- Does it even matter?
Fine, you win. I’ll assume for now that rigging did not happen in the general election, contrary to popular understanding. Let us assume for the time being that reports of voting agents being illegally forced to leave their stations, are all false. Let us assume that videos of stamped ballots lying around in Karachi’s garbage dumps, are a hoax.
For the Insaafian’s comfort, we’ll simply ignore all indicators of deceit either directly through manipulation of votes, or indirectly through discrimination against anti-establishment candidates. For now, let us quietly accept the locution that this happens in every election, and it’s hypocritical to challenge these problems now that the PTI has finally won. In other words, let us embrace election irregularities as a Pakistani ‘rawaj’ (tradition) and just get on with the program.
For the remainder of this column, I’ll concede that PTI won fair and square. But if not PTI, somebody must be blamed for the plethora of technical problem, odd choices, and shady maneuvers that marred this election.
I won’t discuss the general concern about an election in which PTI’s arch-rivals are either in prison or preoccupied in NAB offices. There are plenty of other serious irregularities to draw attention to, over which Senator Raza Rabbani the Election Commission of Pakistan (ECP) for its “criminal silence”. Several banned groups were permitted to contest the election, including three candidates who are presently on the US terror watch list. There’s also the matter of soldiers being stationed inside the polling stations, which is unusual. “At first, the ECP kept saying that soldiers would be deployed outside polling stations. Now it’s saying they will be also be deployed inside. What is the reason for their being stationed inside?” Rabbani asked.

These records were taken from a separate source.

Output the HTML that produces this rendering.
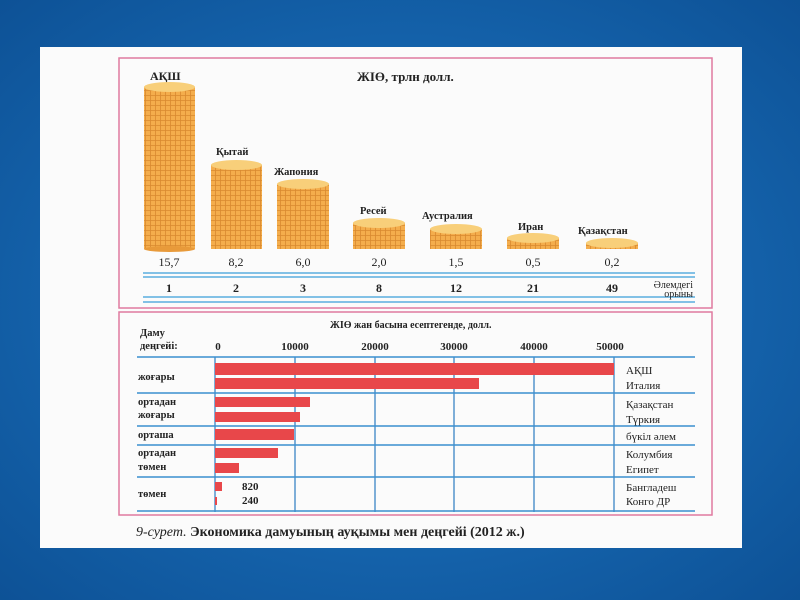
<!DOCTYPE html>
<html><head><meta charset="utf-8"><style>
html,body{margin:0;padding:0;width:800px;height:600px;overflow:hidden;background:#1565b0}
svg{display:block}
text{font-family:"Liberation Serif",serif;fill:#222}
</style></head><body>
<svg width="800" height="600" viewBox="0 0 800 600">
<defs>
<radialGradient id="bg" cx="50%" cy="50%" r="75%">
<stop offset="0" stop-color="#1f7ac8"/><stop offset="1" stop-color="#0c4f93"/>
</radialGradient>
<pattern id="grid" width="5" height="5" patternUnits="userSpaceOnUse">
<rect width="5" height="5" fill="#f4ad4c"/>
<path d="M0 0.5H5M0.5 0V5" stroke="#d9892f" stroke-width="0.8"/>
</pattern>
</defs>
<rect width="800" height="600" fill="url(#bg)"/>
<rect x="40" y="47" width="702" height="501" fill="#fbfbfb"/>
<!-- top box -->
<rect x="119" y="58" width="593" height="250" fill="none" stroke="#e07aa0" stroke-width="1.5"/>
<rect x="119" y="312" width="593" height="203" fill="none" stroke="#e07aa0" stroke-width="1.5"/>
<text x="150" y="80" font-size="12" font-weight="bold">АҚШ</text>
<text x="357" y="81" font-size="13" font-weight="bold">ЖІӨ, трлн долл.</text>
<g>
<rect x="144" y="87" width="51" height="162" fill="url(#grid)"/><ellipse cx="169.5" cy="87" rx="25.5" ry="5" fill="#f8cf7a"/><ellipse cx="169.5" cy="249" rx="25.5" ry="3" fill="#e89a3a"/>
<rect x="211" y="165" width="51" height="84" fill="url(#grid)"/><ellipse cx="236.5" cy="165" rx="25.5" ry="5" fill="#f8cf7a"/>
<rect x="277" y="184" width="52" height="65" fill="url(#grid)"/><ellipse cx="303" cy="184" rx="26" ry="5" fill="#f8cf7a"/>
<rect x="353" y="223" width="52" height="26" fill="url(#grid)"/><ellipse cx="379" cy="223" rx="26" ry="5" fill="#f8cf7a"/>
<rect x="430" y="229" width="52" height="20" fill="url(#grid)"/><ellipse cx="456" cy="229" rx="26" ry="5" fill="#f8cf7a"/>
<rect x="507" y="238" width="52" height="11" fill="url(#grid)"/><ellipse cx="533" cy="238" rx="26" ry="5" fill="#f8cf7a"/>
<rect x="586" y="243" width="52" height="6" fill="url(#grid)"/><ellipse cx="612" cy="243" rx="26" ry="5" fill="#f8cf7a"/>
</g>
<g font-size="10.5" font-weight="bold">
<text x="216" y="155">Қытай</text><text x="274" y="175">Жапония</text>
<text x="360" y="214">Ресей</text><text x="422" y="219">Аустралия</text>
<text x="518" y="230">Иран</text><text x="578" y="234">Қазақстан</text>
</g>
<g font-size="12" text-anchor="middle">
<text x="169" y="266">15,7</text><text x="236" y="266">8,2</text><text x="303" y="266">6,0</text>
<text x="379" y="266">2,0</text><text x="456" y="266">1,5</text><text x="533" y="266">0,5</text><text x="612" y="266">0,2</text>
<g font-weight="bold"><text x="169" y="292">1</text><text x="236" y="292">2</text><text x="303" y="292">3</text>
<text x="379" y="292">8</text><text x="456" y="292">12</text><text x="533" y="292">21</text><text x="612" y="292">49</text></g>
</g>
<g stroke="#5aaee0" stroke-width="1.5">
<line x1="143" y1="273" x2="695" y2="273"/><line x1="143" y1="277" x2="695" y2="277"/>
<line x1="143" y1="297" x2="695" y2="297"/><line x1="143" y1="302" x2="695" y2="302"/>
</g>
<text x="693" y="288" font-size="10" text-anchor="end">Әлемдегі</text>
<text x="693" y="297" font-size="10" text-anchor="end">орыны</text>
<!-- bottom chart -->
<text x="330" y="328" font-size="10" font-weight="bold">ЖІӨ жан басына есептегенде, долл.</text>
<text x="140" y="336" font-size="10.5" font-weight="bold">Даму</text>
<text x="140" y="349" font-size="10.5" font-weight="bold">деңгейі:</text>
<g font-size="11" font-weight="bold" text-anchor="middle">
<text x="218" y="350">0</text><text x="295" y="350">10000</text><text x="375" y="350">20000</text>
<text x="454" y="350">30000</text><text x="534" y="350">40000</text><text x="610" y="350">50000</text>
</g>
<g stroke="#2b7cc0" stroke-width="1.2">
<line x1="215" y1="357" x2="215" y2="512"/><line x1="295" y1="357" x2="295" y2="512"/>
<line x1="375" y1="357" x2="375" y2="512"/><line x1="454" y1="357" x2="454" y2="512"/>
<line x1="534" y1="357" x2="534" y2="512"/><line x1="614" y1="357" x2="614" y2="512"/>
</g>
<g stroke="#3a8fd0" stroke-width="1.5">
<line x1="137" y1="357" x2="695" y2="357"/><line x1="137" y1="393" x2="695" y2="393"/>
<line x1="137" y1="426" x2="695" y2="426"/><line x1="137" y1="445" x2="695" y2="445"/>
<line x1="137" y1="477" x2="695" y2="477"/><line x1="137" y1="511" x2="695" y2="511"/>
</g>
<g fill="#e8474a">
<rect x="215" y="363" width="399" height="12"/><rect x="215" y="378" width="264" height="11"/>
<rect x="215" y="397" width="95" height="10"/><rect x="215" y="412" width="85" height="10"/>
<rect x="215" y="429" width="79" height="11"/><rect x="215" y="448" width="63" height="10"/>
<rect x="215" y="463" width="24" height="10"/><rect x="215" y="482" width="7" height="9"/>
<rect x="215" y="497" width="2" height="8"/>
</g>
<g font-size="10.5" font-weight="bold">
<text x="138" y="380">жоғары</text><text x="138" y="405">ортадан</text><text x="138" y="418">жоғары</text>
<text x="138" y="438">орташа</text><text x="138" y="456">ортадан</text><text x="138" y="470">төмен</text>
<text x="138" y="497">төмен</text>
</g>
<g font-size="11" font-weight="bold"><text x="242" y="490">820</text><text x="242" y="504">240</text></g>
<g font-size="11">
<text x="626" y="374">АҚШ</text><text x="626" y="389">Италия</text><text x="626" y="408">Қазақстан</text>
<text x="626" y="423">Түркия</text><text x="626" y="440">бүкіл әлем</text><text x="626" y="458">Колумбия</text>
<text x="626" y="473">Египет</text><text x="626" y="491">Бангладеш</text><text x="626" y="505">Конго ДР</text>
</g>
<text x="136" y="536" font-size="14" font-weight="bold"><tspan font-style="italic" font-weight="normal">9-сурет.</tspan> Экономика дамуының ауқымы мен деңгейі (2012 ж.)</text>
</svg>
</body></html>
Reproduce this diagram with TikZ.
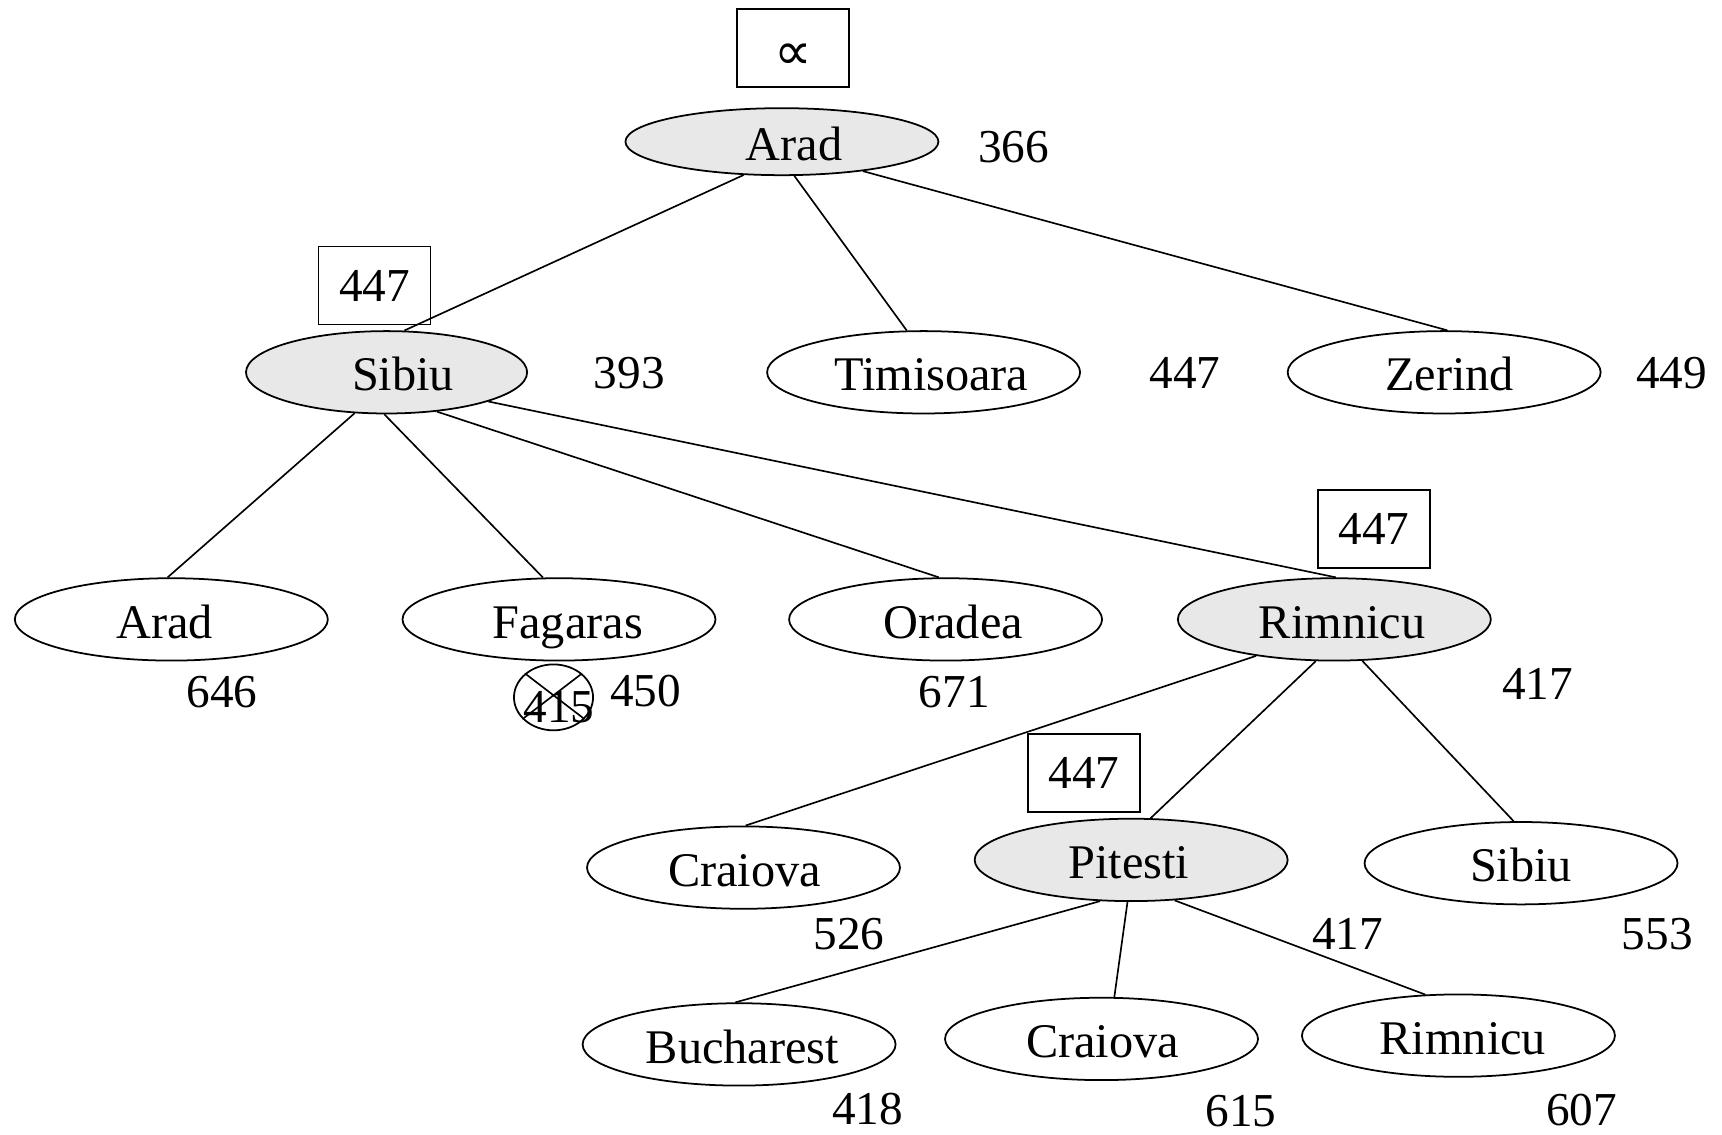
\documentclass[tikz,border=0pt]{standalone}
\usepackage{fontspec}
\setmainfont{Liberation Serif}
\newfontfamily\symfont{DejaVu Sans}
\usetikzlibrary{shapes.geometric}
\definecolor{expgray}{HTML}{E8E8E8}
% city name set slightly off the ellipse centre (shift = #1 / 2)
\newcommand\offname[2]{\makebox[0pt]{\hspace*{#1pt}#2}}
\begin{document}
\begin{tikzpicture}[x=0.5pt,y=-0.5pt,
  txt/.style={font=\fontsize{21.5}{24}\selectfont},
  city/.style={ellipse,draw,line width=0.8pt,minimum width=142.5pt,minimum height=37.5pt,
    inner sep=0pt,font=\fontsize{22}{24}\selectfont,text height=17pt,text depth=0pt},
  open/.style={city,fill=expgray},
  cost/.style={txt,inner sep=0pt},
  bound/.style={rectangle,draw,line width=0.8pt,minimum width=51pt,minimum height=35.5pt,inner sep=0pt,txt},
  edge/.style={line width=0.75pt}]
\useasboundingbox (0,0) rectangle (1568,1033);

% level 1
\node[bound,font=\fontsize{24}{26}\symfont,text height=19pt,text depth=0pt] (b0) at (722,44) {∝};
\node[open,minimum height=30.5pt] (arad) at (712,129) {\offname{11}{Arad}};
\node[cost] (c366) at (923,134) {366};

% level 2
\node[bound] (b1) at (341,260) {447};
\node[open,minimum width=128pt] (sibiu) at (352,339) {\offname{15}{Sibiu}};
\node[cost] (c393) at (573,340) {393};
\node[city] (timisoara) at (841,339) {\offname{7}{Timisoara}};
\node[cost] (c447) at (1079,340) {447};
\node[city] (zerind) at (1315,339) {\offname{5}{Zerind}};
\node[cost] (c449) at (1522,340) {449};

% level 3
\node[city] (arad2) at (156,564) {\offname{-6}{Arad}};
\node[cost] (c646) at (202,630) {646};
\node[city] (fagaras) at (509,564) {\offname{8}{Fagaras}};
\node[ellipse,draw,line width=0.8pt,minimum width=36pt,minimum height=30pt,inner sep=0pt] (x415) at (504,635) {};
\node[cost] (c415) at (509,644) {415};
\draw[edge] (x415.140) -- (x415.-35);
\draw[edge] (x415.40) -- (x415.-145);
\node[cost] (c450) at (588,629) {450};
\node[city] (oradea) at (861,564) {\offname{7}{Oradea}};
\node[cost] (c671) at (869,630) {671};
\node[bound] (b2) at (1251,482) {447};
\node[open] (rimnicu) at (1215,564) {\offname{7}{Rimnicu}};
\node[cost] (c417a) at (1400,623) {417};

% level 4
\node[city] (craiova) at (677,790) {\offname{1}{Craiova}};
\node[cost] (c526) at (773,851) {526};
\node[bound] (b3) at (987,704) {447};
\node[open] (pitesti) at (1030,783) {\offname{-2}{Pitesti}};
\node[cost] (c417b) at (1227,850) {417};
\node[city] (sibiu2) at (1385,786) {Sibiu};
\node[cost] (c553) at (1509,851) {553};

% level 5
\node[city] (bucharest) at (673,951) {\offname{3}{Bucharest}};
\node[cost] (c418) at (790,1010) {418};
\node[city] (craiova2) at (1003,946) {\offname{1}{Craiova}};
\node[cost] (c615) at (1130,1012) {615};
\node[city] (rimnicu2) at (1328,943) {\offname{4}{Rimnicu}};
\node[cost] (c607) at (1440,1011) {607};

% tree edges
\draw[edge] (arad.-139) -- (sibiu.67);
\draw[edge] (arad.-70) -- (timisoara.112);
\draw[edge] (arad.-20) -- (zerind.86);

\draw[edge] (sibiu.-128) -- (arad2.95);
\draw[edge] (sibiu.-93) -- (fagaras.111);
\draw[edge] (sibiu.-38) -- (oradea.99);
\draw[edge] (sibiu.-16) -- (rimnicu.88);

\draw[edge] (rimnicu.-155) -- (craiova.87);
\draw[edge] (rimnicu.-114) -- (pitesti.65);
\draw[edge] (rimnicu.-56) -- (sibiu2.100);

\draw[edge] (pitesti.-127) -- (bucharest.95);
\draw[edge] (pitesti.-95) -- (craiova2.73);
\draw[edge] (pitesti.-43) -- (rimnicu2.129);
\end{tikzpicture}
\end{document}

Overall, however, EU observers have declared that the conditions for fair elections have worsened relative to last year
The technical difficulties included ridiculously long delays in vote-counting – appearing almost as if they weren’t being counted, as much as they were being vigorously bargained and debated upon. At first, ECP’s Result Transmission System (RTS) crashed, leaving the nation scratching its heads. This happened after only 25,000 out of 85,000 polling stations had handed in their results. This ‘glitch’ was not unexpected, as three days before the election, the Returning Officers from numerous polling stations had reported serious technical faults – which were apparently ignored.
The results were announced after days of delay in some constituencies. The general impression among public is that constituencies in which results were delayed ended up favouring one particular party, but as promised above, I’ll refrain from digging into that matter.
The most egregious of all is the hair-raising number of votes that were rejected. A whopping 1,663,039 votes were declared invalid by the ECP. More than half of these were from Balochistan – our poorest and most under-represented province. In over 30 constituencies (some independent are sources reporting more than 40), the number of rejected votes is larger than the victory margin.
Why were these votes rejected? In a democratic system where each stamped ballot is the indispensible will of a citizen, this is a harrowing situation. If more than a million Pakistanis were deprived of their voting rights simply over technicalities, we are all owed answers.
One of the reasons for rejection is, of course, improper vote-casting; including double-stamping, damaged ballot, misplaced stamp mark, or other errors. Whose job is to ensure that these errors do not occur in such high numbers? Is it the citizen’s responsibility to take an online course on how to properly stamp a ballot; how to fold it in a special way so that the wet ink doesn’t leave a print on another box; and how to put each ballot in its right box? Who, if not ECP, is entrusted with guiding the voters and designing a system that minimises these problems?
Such high number of vote rejections is a scandal in its own right, even before we begin lancing accusations of deliberate rigging at one organisation or another.
General election is a national event of utmost importance that happens once every five years unless, well, something else happens to the government. How many of us who proudly displayed their ink-stained thumbs on the 25th of July, are certain if their votes were even considered? How many of us stood for hours in line at the polling stations, only to produce paper garbage?
What happened to my vote? I’m not even sure. I’m hoping it was counted, because Punjab technically had the smallest proportion of rejected votes. Overall, however, EU observers have declared that the conditions for fair elections have worsened relative to last year. And last year’s condition, lest we’re forgetting, sparked a months-long ‘dharna’.
Perhaps PTI is not to be blamed, but then who is? Who is going to step up and claim responsibility for the chaos and mass-confusion this election season? How do we evolve past this ‘rawaj’ of technical errors, sinister delays, intervention by unidentified agencies, and alleged rigging?